OK, there are conflicting accounts, but seeing as it is my blog, I will say that the Tractor Man got too close to my container plant.
Tractor Man came in after the accident full of advice for me, primarily to keep my garden further away from his driveway. No defense is needed for my part, so I will decline to show the ‘before’ photos of the driveway and how close it is to the front garden.
Since sempervivum, or Live-forever, divides easily and this old bucket container was very crowded before, the best solution was to deconstruct the relatively squashed ‘hens and chicks’ and spread them around throughout the garden. I didn’t count how many pieces there were, but it was a lot.
Each rosette was surrounded by ten or fifteen babies. I just left the families united, but you could really have a lot of starts if you wanted from a division like this…hundreds!
You can see that each rosette can easily be stuck into the soil with its single root. Easy peasy… Getting the last few out and …
Oops, when I turned the squished bucket upside down to tap out the soil. It tipped oddly and nipped my hand, showing me that #1, I should have worn gloves working with rusty materials and #2, that I had healthy red blood.
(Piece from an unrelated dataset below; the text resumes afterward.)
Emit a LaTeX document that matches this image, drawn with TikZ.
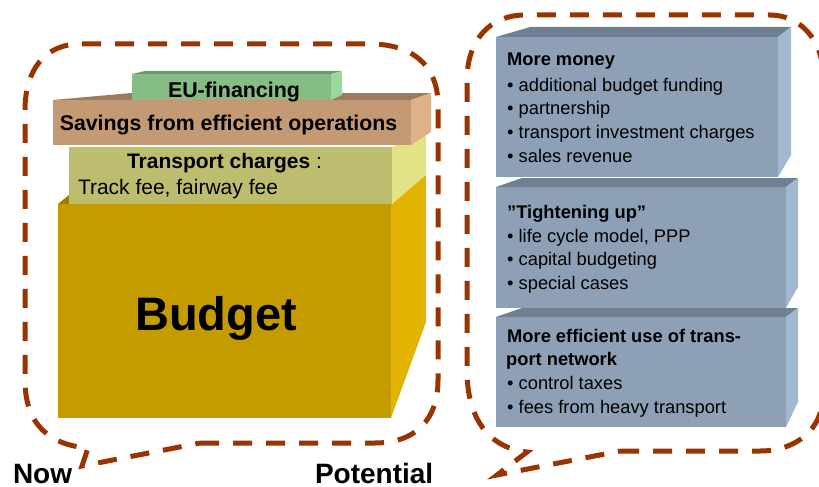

Yes, I’ve had a tetanus shot, luckily.
[Gloves or no gloves..? What do you all do? I like getting my hands in the dirt, but accidental brushes with unseen poison oak or cuts and scratches could be avoided most times.]
OK, back to the succulents…
I estimate, sixty or seventy mamas and babies total. They will look great as an edging in this front bed, especially when they bloom.
Sepervivums, meaning ‘Live-forevers’, are very hardy, to 0 degrees F, and are native to Southern Europe and the Mediterranean. These alpine succulents’ native habitat is from 3000-100,000 feet in altitude and there are hundreds of varieties in many colors and shapes. Deer have not touched any of the succulents in my garden, but the ones I brought from Southern California did not survive the cold here. Succulents found at neighbors have worked well and those listed at High Country Gardens website.
This one, arachnoideum, is so named because it looks to have spider webs criss-crossing the top surface of the rosette. The tips of the leaves are connected with thin cobwebby hairs. It’s sometimes called cobweb houseleek. They fill in the spaces they are given and look great growing out of nooks in a wall or in containers.
They can be grown from seed, but are so easy to propagate by my favorite method, ‘stick-it-in-the-ground-and-it-grows’, so why do it any other way?
This is what these Sempervivum look like when in July when in full bloom…
All is well and no real damage done. There is still half the box to plant and maybe some will go into the rock garden after it’s weeded. There is a spot where the granite is actively decomposing where it might feel at home. A southern exposure is what it will like there. The newly planted divisions may not bloom this July, but if they do or when they do, I’ll have an update.
“Of all the Houseleeks neatest far
The jolly Cobweb Houseleeks are.”
-Walter Ingwersen, 1943
Note: One thing I do use often is Neosporin on my hands when I have any scratches from the garden.